Think about a box comprised of people from a conservative cultural background that has been undergoing some changes due to the advent of external stimuli, such as, but not limited to, a foreign norm. Well, those people will start disseminating their own opinion on this new culture; some will accept and some not. This can hamper personal relationships among people within the community. For example, many will move from one social group or circle to another only to justify their stance. Don’t be so skeptical, it’s just a metaphor. Well, in large, visible scales, we can visualize these changes and know the social positions of individuals.
But, think for a moment. These similar movements happen in non-visible scales around us. Well, not exactly similar, but similar enough to compare. For instance, we can feel the evaporation of our sweat in airflow wherein atoms detach from one another, although we can’t see this with our naked eyes. Surely, atoms and molecules are everywhere. They also move, transfer, rotate, spin, and even, detach from one another. They too respond to external stimuli, i.e. strain, vibration, friction.

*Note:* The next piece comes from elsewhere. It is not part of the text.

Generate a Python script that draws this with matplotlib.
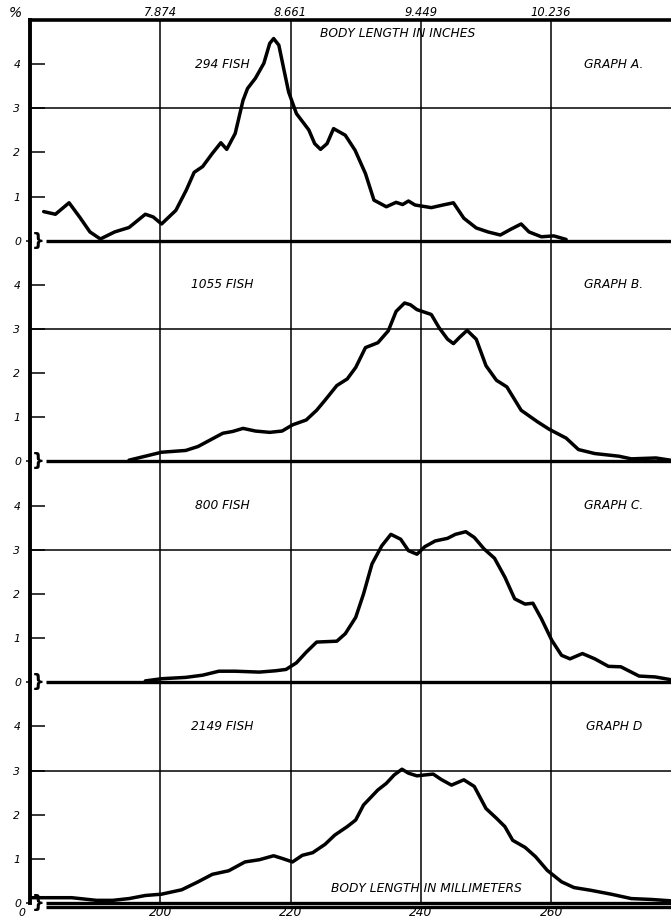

For a box of atoms under a stimulus, such as elongation, these atoms will tend to move in different directions, just like in the aforementioned norm-related case. But, we don’t know the exact position where these atoms will move to. One atom can move to the right, or the left, or any other possible direction. These movements depend on other atoms’ movements. Like, how far one atom is from other atoms so that attraction and repulsion can come into play. So, to understand where these atoms will end up after a certain time, we need to perform numerous simulations considering every possible directional movement, as in molecular dynamics simulations in LAMMPS, to calculate all possible movements and compare them to find the optimal position. This process is done for each atom. After considering all the possible locations, the computer will move each atom to a position of maximum stability, for the time being. This is just an example of what computer simulations do to these atoms. You can very easily work this out on your own by solving hundreds of equations (depending on your system size) and then comparing the output at each time step with the optimum values whether the output aligns with the desired temperature, energy, or any other properties in consideration. In future blogs, other topics related to molecular dynamics simulation will be dissected.
To sum up, it can be said that to know the optimal result out of many possible results, which are dependent on several factors, simulations are the perfect samaritan. You set the parameters, and the computer does the iterative, boring work for you.